The main disappointment was the lack of contextual setting. Excuse my ignorance, but who was Seneca, what times did he live in, what were the ideas opposing his? A few pages would have sufficed, and would have added so much more, and it would have made a 5.
None-the-less, if you want to widen your reading this is a great place to start.
Seneca - Life and work
Lucius Annaeas Seneca was a Roman stoic philosopher who was born around the turn of the 1st century AD. Seneca became a statesman and politician in Rome, but riled the emperor Claudius in AD 38, and was only spared his life because Claudius believed that Seneca's life was soon to end. As it turned out, Claudius' life ended sooner, and with the succession of Caligula, Seneca was exiled to Corsica around 41 AD, and it wa here that Seneca wrote much of his philosophy. Seneca was recalled to the court of the Emperor Nero, by Nero's mother, Agrippina, in AD 54. Seneca and Burrus advised the young emperor, but in traditional style, as the boy king came of age, he began to listen to hiis advisors, and his mother, less and less.
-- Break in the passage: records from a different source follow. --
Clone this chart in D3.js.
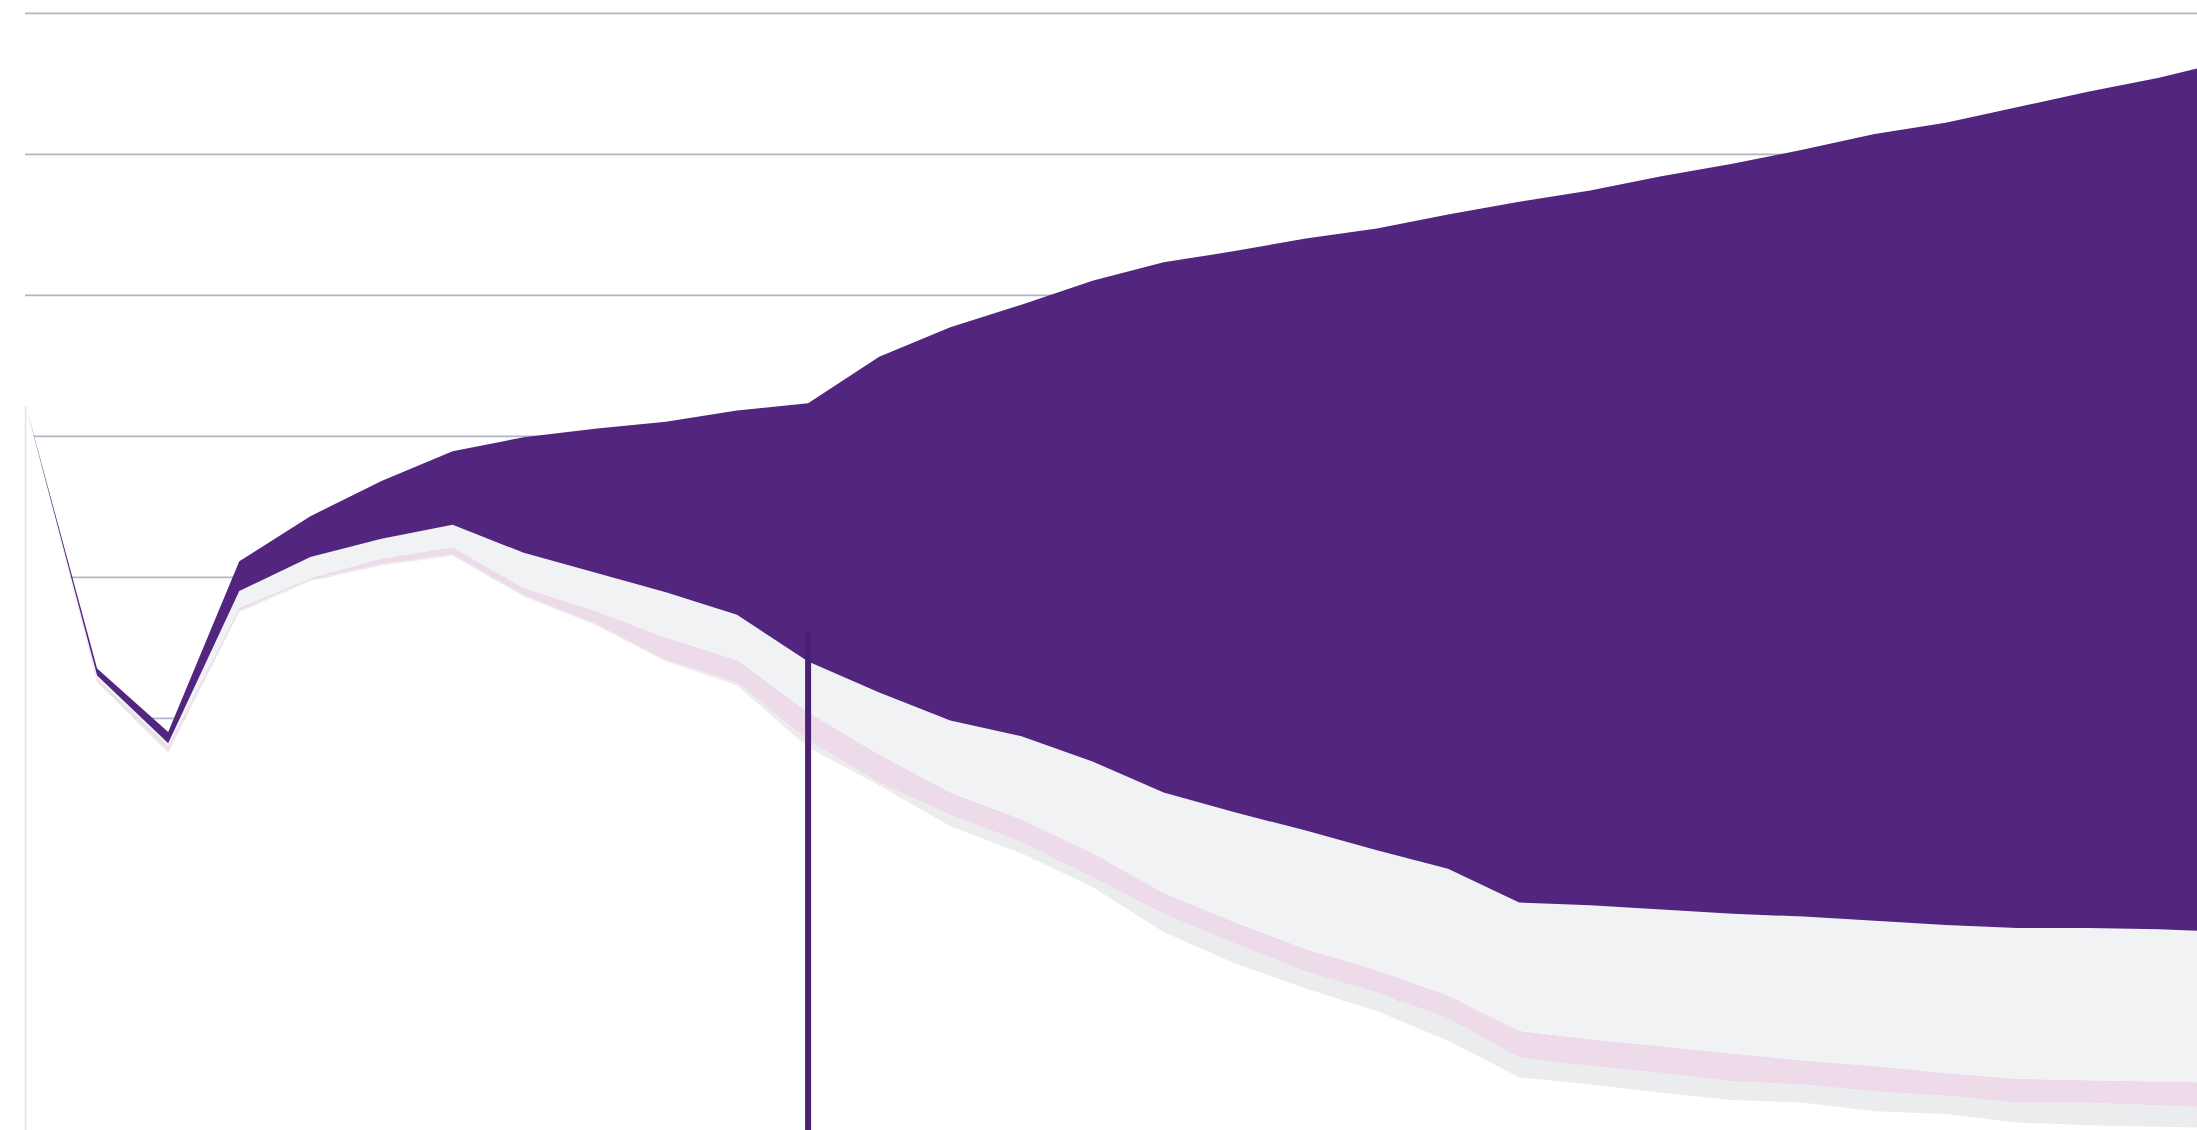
<!DOCTYPE html>
<html>
<head>
<meta charset="utf-8">
<script src="https://cdn.jsdelivr.net/npm/d3@7"></script>
<style>
  html, body { margin: 0; padding: 0; background: #ffffff; }
  svg { display: block; }
</style>
</head>
<body>
<svg id="chart" width="2197" height="1130"></svg>
<script>
// ---- data ----
const categories = [
  "2019 Q4","2020 Q1","2020 Q2","2020 Q3","2020 Q4","2021 Q1","2021 Q2","2021 Q3",
  "2021 Q4","2022 Q1","2022 Q2","2022 Q3","2022 Q4","2023 Q1","2023 Q2","2023 Q3",
  "2023 Q4","2024 Q1","2024 Q2","2024 Q3","2024 Q4","2025 Q1","2025 Q2","2025 Q3",
  "2025 Q4","2026 Q1","2026 Q2","2026 Q3","2026 Q4","2027 Q1","2027 Q2","2027 Q3"
];
// upper edge of the outer (purple) band
const upper90 = [3.21,1.35,0.90,2.11,2.43,2.68,2.89,2.99,3.05,3.10,3.18,3.23,3.56,3.77,3.93,4.10,
                 4.23,4.31,4.40,4.47,4.57,4.66,4.74,4.84,4.93,5.03,5.14,5.22,5.33,5.44,5.54,5.66];
// lower edge of purple band / upper edge of light grey band
const upper70 = [3.21,1.30,0.82,1.90,2.14,2.27,2.37,2.17,2.03,1.89,1.73,1.40,1.18,0.98,0.87,0.69,
                 0.47,0.33,0.20,0.06,-0.07,-0.31,-0.33,-0.36,-0.39,-0.41,-0.44,-0.47,-0.49,-0.49,-0.50,-0.52];
// lower edge of light grey band / upper edge of pink band
const central = [3.21,1.28,0.80,1.78,1.99,2.13,2.21,1.92,1.76,1.57,1.41,1.04,0.74,0.47,0.28,0.04,
                 -0.24,-0.45,-0.64,-0.79,-0.97,-1.22,-1.28,-1.33,-1.38,-1.43,-1.47,-1.52,-1.56,-1.57,-1.58,-1.59];
// lower edge of pink band / upper edge of grey band
const lower70 = [3.21,1.26,0.77,1.76,1.98,2.09,2.16,1.87,1.67,1.41,1.25,0.84,0.54,0.31,0.12,-0.13,
                 -0.39,-0.60,-0.80,-0.95,-1.13,-1.41,-1.47,-1.52,-1.58,-1.60,-1.65,-1.68,-1.73,-1.73,-1.75,-1.77];
// lower edge of grey band
const lower90 = [3.21,1.25,0.75,1.75,1.97,2.08,2.15,1.86,1.66,1.40,1.23,0.79,0.52,0.23,0.04,-0.20,
                 -0.52,-0.74,-0.92,-1.08,-1.29,-1.55,-1.60,-1.66,-1.71,-1.73,-1.79,-1.81,-1.87,-1.89,-1.90,-1.91];
const gridValues = [6,5,4,3,2,1,0,-1];
const markerCategory = "2022 Q3";

// ---- layout ----
const W = 2197, H = 1130;
const svg = d3.select("#chart");

const x = d3.scalePoint().domain(categories).range([26, 2230.1]);
const y = d3.scaleLinear().domain([6, -2]).range([12.8, 12.8 + 8 * 141]);

// gridlines
const grid = svg.append("g")
  .attr("transform", "translate(25,0)")
  .call(d3.axisLeft(y).tickValues(gridValues).tickSize(-(W - 25)).tickFormat(""));
grid.select(".domain").remove();
grid.selectAll(".tick line").attr("stroke", "#b2b8c3").attr("stroke-width", 1.8);

const rows = categories.map((c, i) => ({
  cat: c, u90: upper90[i], u70: upper70[i], mid: central[i], l70: lower70[i], l90: lower90[i]
}));

function band(lo, hi) {
  return d3.area()
    .x(d => x(d.cat))
    .y0(d => (lo === null ? H + 10 : y(d[lo])))
    .y1(d => y(d[hi]));
}

// white area below the fan hides the gridlines
svg.append("path").datum(rows).attr("d", band(null, "l90")).attr("fill", "#ffffff");
// left edge line
svg.append("line")
  .attr("x1", 25.5).attr("x2", 25.5)
  .attr("y1", y(lower90[0])).attr("y2", H)
  .attr("stroke", "#e4e4ea").attr("stroke-width", 1.5);

const layers = [
  { lo: "l90", hi: "l70", fill: "#ebecee" },
  { lo: "l70", hi: "mid", fill: "#eedbea" },
  { lo: "mid", hi: "u70", fill: "#f1f2f4" },
  { lo: "u70", hi: "u90", fill: "#52267f" }
];
layers.forEach(l => {
  svg.append("path").datum(rows).attr("d", band(l.lo, l.hi)).attr("fill", l.fill);
});

// vertical marker line
const mx = x(markerCategory);
const mi = categories.indexOf(markerCategory);
svg.append("line")
  .attr("x1", mx).attr("x2", mx)
  .attr("y1", y(upper70[mi]) - 30).attr("y2", H)
  .attr("stroke", "#4a2074").attr("stroke-width", 6);
</script>
</body>
</html>
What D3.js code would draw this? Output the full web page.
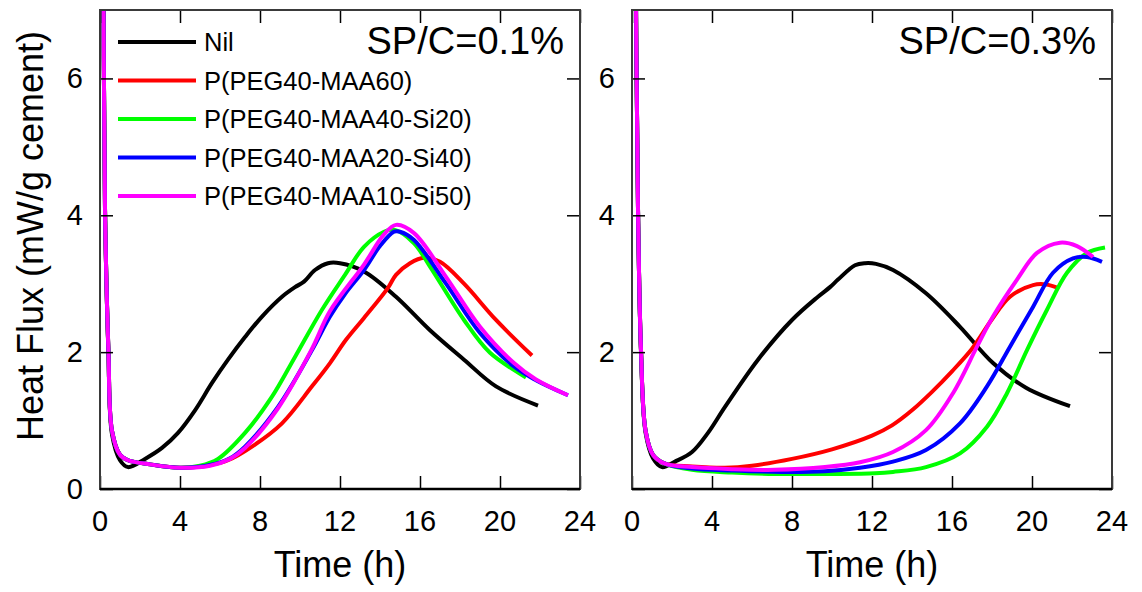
<!DOCTYPE html>
<html>
<head>
<meta charset="utf-8">
<script src="https://cdn.jsdelivr.net/npm/d3@7"></script>
<style>
  body { margin: 0; background: #fff; }
  svg { font-family: "Liberation Sans", Arial, sans-serif; }
</style>
</head>
<body>
<div id="chart"></div>
<script>
// series names / colours
var seriesNames = ["Nil", "P(PEG40-MAA60)", "P(PEG40-MAA40-Si20)", "P(PEG40-MAA20-Si40)", "P(PEG40-MAA10-Si50)"];
var seriesColors = ["#000000", "#ff0000", "#00ff00", "#0000ff", "#ff00ff"];
var panelTitles = ["SP/C=0.1%", "SP/C=0.3%"];
var xTicks = [0, 4, 8, 12, 16, 20, 24];
var yTicks = [0, 2, 4, 6];

// SP/C = 0.1 %  -- [time (h), heat flux (mW/g)]
var nil01 = [[0.15,9],[0.25,4.1],[0.42,2.0],[0.6,0.8],[1.0,0.42],[1.4,0.32],[2.25,0.44],[3.1,0.6],[3.9,0.82],[4.75,1.15],[5.6,1.55],[6.4,1.89],[7.25,2.22],[8.1,2.52],[9.1,2.81],[9.75,2.95],[10.2,3.03],[10.75,3.2],[11.4,3.3],[12.0,3.3],[13.2,3.18],[14.8,2.81],[16.5,2.32],[18.2,1.89],[19.8,1.5],[21.9,1.22]];
var maa60_01 = [[0.15,9],[0.25,4.1],[0.42,2.03],[0.6,0.85],[1.0,0.5],[1.4,0.42],[2.5,0.36],[4,0.31],[5.5,0.35],[6.4,0.42],[7.6,0.62],[9.1,0.96],[10.6,1.5],[11.5,1.84],[12.3,2.18],[13.2,2.5],[14.4,2.94],[14.8,3.13],[15.5,3.3],[16.2,3.38],[17,3.32],[18.2,3.0],[19.8,2.47],[21.6,1.95]];
var si20_01 = [[0.15,9],[0.25,4.1],[0.42,2.03],[0.6,0.85],[1.0,0.5],[1.4,0.42],[2.5,0.36],[4,0.31],[5.0,0.34],[5.9,0.44],[7.25,0.82],[8.6,1.35],[9.75,1.93],[11.1,2.62],[12.25,3.13],[13.2,3.54],[14.2,3.76],[14.7,3.79],[15.7,3.59],[16.5,3.25],[18.2,2.47],[19.5,1.99],[21.3,1.63]];
var si40_01 = [[0.15,9],[0.25,4.1],[0.42,2.03],[0.6,0.85],[1.0,0.5],[1.4,0.42],[2.5,0.36],[4,0.31],[5.5,0.35],[6.5,0.45],[7.25,0.62],[8.9,1.2],[10.6,2.03],[11.5,2.52],[12.25,2.85],[13.2,3.2],[14.0,3.55],[14.7,3.76],[15.0,3.76],[15.7,3.64],[17.3,3.0],[19,2.28],[20.7,1.79],[21.8,1.59],[23.4,1.37]];
var si50_01 = [[0.15,9],[0.25,4.1],[0.42,2.03],[0.6,0.85],[1.0,0.5],[1.4,0.42],[2.5,0.36],[4,0.31],[5.5,0.34],[6.5,0.44],[7.25,0.6],[8.9,1.18],[10.6,2.05],[11.5,2.6],[13.2,3.28],[14.2,3.72],[14.8,3.86],[15.7,3.74],[17.3,3.1],[19,2.37],[20.7,1.84],[21.8,1.6],[23.4,1.37]];

// SP/C = 0.3 %
var nil03 = [[0.15,9],[0.3,4.1],[0.45,2.0],[0.68,0.82],[1.05,0.45],[1.5,0.32],[2.15,0.4],[3.0,0.54],[3.8,0.82],[4.65,1.2],[6.3,1.89],[8.0,2.47],[9.3,2.81],[9.9,2.95],[10.3,3.06],[11.15,3.27],[11.65,3.3],[12.2,3.29],[13.05,3.2],[14.7,2.86],[16.4,2.37],[18.05,1.84],[19.7,1.48],[21.9,1.21]];
var maa60_03 = [[0.15,9],[0.3,4.1],[0.45,2.03],[0.68,0.85],[1.05,0.5],[1.65,0.37],[3,0.33],[4.65,0.31],[6,0.34],[8,0.44],[10,0.58],[12,0.78],[13,0.93],[14,1.15],[15,1.42],[16,1.72],[17,2.05],[18,2.48],[18.9,2.81],[20.05,2.98],[20.7,2.99],[21.3,2.94]];
var si20_03 = [[0.15,9],[0.3,4.1],[0.45,2.03],[0.68,0.85],[1.05,0.5],[1.65,0.37],[3,0.28],[5,0.24],[7.15,0.22],[10,0.22],[12.15,0.23],[13.05,0.25],[14.7,0.32],[16.4,0.52],[17.75,0.91],[18.75,1.4],[19.75,2.03],[20.75,2.62],[21.75,3.16],[22.75,3.45],[23.65,3.53]];
var si40_03 = [[0.15,9],[0.3,4.1],[0.45,2.03],[0.68,0.85],[1.05,0.5],[1.65,0.37],[3,0.3],[5,0.27],[7.5,0.25],[9.65,0.26],[11.4,0.31],[13.05,0.4],[14.7,0.57],[16.4,0.96],[17.75,1.5],[18.9,2.08],[20.05,2.66],[21.05,3.16],[22.05,3.37],[22.75,3.39],[23.5,3.32]];
var si50_03 = [[0.15,9],[0.3,4.1],[0.45,2.03],[0.68,0.85],[1.05,0.5],[1.65,0.37],[3,0.32],[5,0.29],[7.15,0.28],[9.65,0.32],[11.4,0.39],[13.05,0.54],[14.7,0.86],[16.05,1.4],[17.25,2.08],[18.05,2.52],[19.25,3.06],[20.25,3.45],[21.4,3.6],[22.25,3.55],[23.05,3.39]];

var panelData = [
	[nil01, maa60_01, si20_01, si40_01, si50_01],
	[nil03, maa60_03, si20_03, si40_03, si50_03]
];

var W = 1142, H = 592;
var panelLeft = [100, 632];
var pw = 480, plotTop = 10, plotBottom = 489;

var svg = d3.select("#chart").append("svg")
	.attr("width", W).attr("height", H);

var y = d3.scaleLinear().domain([0, 7]).range([plotBottom, plotTop]);

panelData.forEach(function (series, p) {
	var x = d3.scaleLinear().domain([0, 24]).range([panelLeft[p], panelLeft[p] + pw]);
	var g = svg.append("g");

	g.append("clipPath").attr("id", "clip" + p)
		.append("rect").attr("x", panelLeft[p]).attr("y", plotTop)
		.attr("width", pw).attr("height", plotBottom - plotTop);

	var line = d3.line()
		.x(function (d) { return x(d[0]); })
		.y(function (d) { return y(d[1]); })
		.curve(d3.curveCatmullRom.alpha(0.5));

	g.append("g").attr("clip-path", "url(#clip" + p + ")")
		.selectAll("path").data(series).enter()
		.append("path")
		.attr("d", line)
		.attr("fill", "none")
		.attr("stroke", function (d, i) { return seriesColors[i]; })
		.attr("stroke-width", 4)
		.attr("stroke-linejoin", "round");

	// inside ticks on all four sides
	var tl = 13;
	var noDomain = function (a) { a.select(".domain").remove(); };
	g.append("g").attr("transform", "translate(0," + plotBottom + ")")
		.call(d3.axisBottom(x).tickValues(xTicks).tickSize(-tl).tickFormat(""))
		.call(noDomain);
	g.append("g").attr("transform", "translate(0," + plotTop + ")")
		.call(d3.axisTop(x).tickValues(xTicks).tickSize(-tl).tickFormat(""))
		.call(noDomain);
	g.append("g").attr("transform", "translate(" + panelLeft[p] + ",0)")
		.call(d3.axisLeft(y).tickValues(yTicks).tickSize(-tl).tickFormat(""))
		.call(noDomain);
	g.append("g").attr("transform", "translate(" + (panelLeft[p] + pw) + ",0)")
		.call(d3.axisRight(y).tickValues(yTicks).tickSize(-tl).tickFormat(""))
		.call(noDomain);
	g.selectAll(".tick line").attr("stroke", "#000").attr("stroke-width", 1.5);

	// frame
	g.append("rect")
		.attr("x", panelLeft[p]).attr("y", plotTop)
		.attr("width", pw).attr("height", plotBottom - plotTop)
		.attr("fill", "none").attr("stroke", "#3a3a3a").attr("stroke-width", 2);
	g.append("line")
		.attr("x1", panelLeft[p]).attr("x2", panelLeft[p] + pw)
		.attr("y1", plotBottom).attr("y2", plotBottom)
		.attr("stroke", "#000").attr("stroke-width", 2.5);

	// tick labels
	g.selectAll("text.xl").data(xTicks).enter().append("text")
		.attr("x", function (d) { return x(d); })
		.attr("y", 531)
		.attr("text-anchor", "middle")
		.attr("font-size", 29)
		.text(function (d) { return d; });
	g.selectAll("text.yl").data(p == 0 ? yTicks : yTicks.slice(1)).enter().append("text")
		.attr("x", panelLeft[p] - 17)
		.attr("y", function (d) { return y(d) + 10; })
		.attr("text-anchor", "end")
		.attr("font-size", 29)
		.text(function (d) { return d; });

	g.append("text")
		.attr("x", panelLeft[p] + pw / 2)
		.attr("y", 577)
		.attr("text-anchor", "middle")
		.attr("font-size", 36)
		.text("Time (h)");

	g.append("text")
		.attr("x", panelLeft[p] + pw - 16)
		.attr("y", 54)
		.attr("text-anchor", "end")
		.attr("font-size", 38)
		.text(panelTitles[p]);
});

// y axis title
svg.append("text")
	.attr("transform", "translate(43,236) rotate(-90)")
	.attr("text-anchor", "middle")
	.attr("font-size", 36)
	.text("Heat Flux (mW/g cement)");

// legend
var legend = svg.append("g");
seriesNames.forEach(function (name, i) {
	var ly = 42 + i * 38.5;
	legend.append("line")
		.attr("x1", 118).attr("x2", 196)
		.attr("y1", ly).attr("y2", ly)
		.attr("stroke", seriesColors[i]).attr("stroke-width", 4);
	legend.append("text")
		.attr("x", 204).attr("y", ly + 9)
		.attr("font-size", 25.5)
		.text(name);
});
</script>
</body>
</html>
Nero had Agrippina killed in AD 59, and Burrus 'died' in 62. It was time for Seneca to leave the employ of the emperor, he retired to write more philosophy, but this only lasted 3 years, until Nero ordered Seneca to kill himself after having been accused of being part of a plot to kill Nero. Seneca slit his wrists, but did not die due to slow blood flow... he then drank poison, which did not succeed in finishing him off, so to top it he bathed, in order to increase the blood flow. After such Rasputin-esque torment, Seneca did indeed die in AD 65, but Nero followed him in 72, at the age of just 30.
The 3 texts bound together by Penguin exhibit a classical stoic account of the value of life, deifying the influence of fate on one's life, but displaying ways in which one can overcome the fear of fate's cruel hand attacking, in order that one may lead a fulfilled life. The first text is heavy, and Seneca tiresomely promotes the study of philosophy as the only way to live a good and happy life, although the experiences outlined in Seneca's biography will do little to persuade any reader of his doctrine here. However, with the second text, Seneca creates for himself a more accessible persona, in the role of son writing to his mother from exile... this tract is a great deal better than the first and is thankfully less rigorous in detailing Seneca's specific distaste at certain styles of life. The third text however, really soars... it is easily the best of the three in my opinion, and is the best expression of Seneca's stoicism within this collection. The premise is, that if one accepts that, in the words of Lucretius; 'to none life is given in freehold; to alll on a lease', then one sees that life is nature's gift to man, and viewing life in such a style is what is so attractive about the Latin stoic philosophy. Do not mistake this for an easy-going self-help book however, but if you like the sound of it, buy it.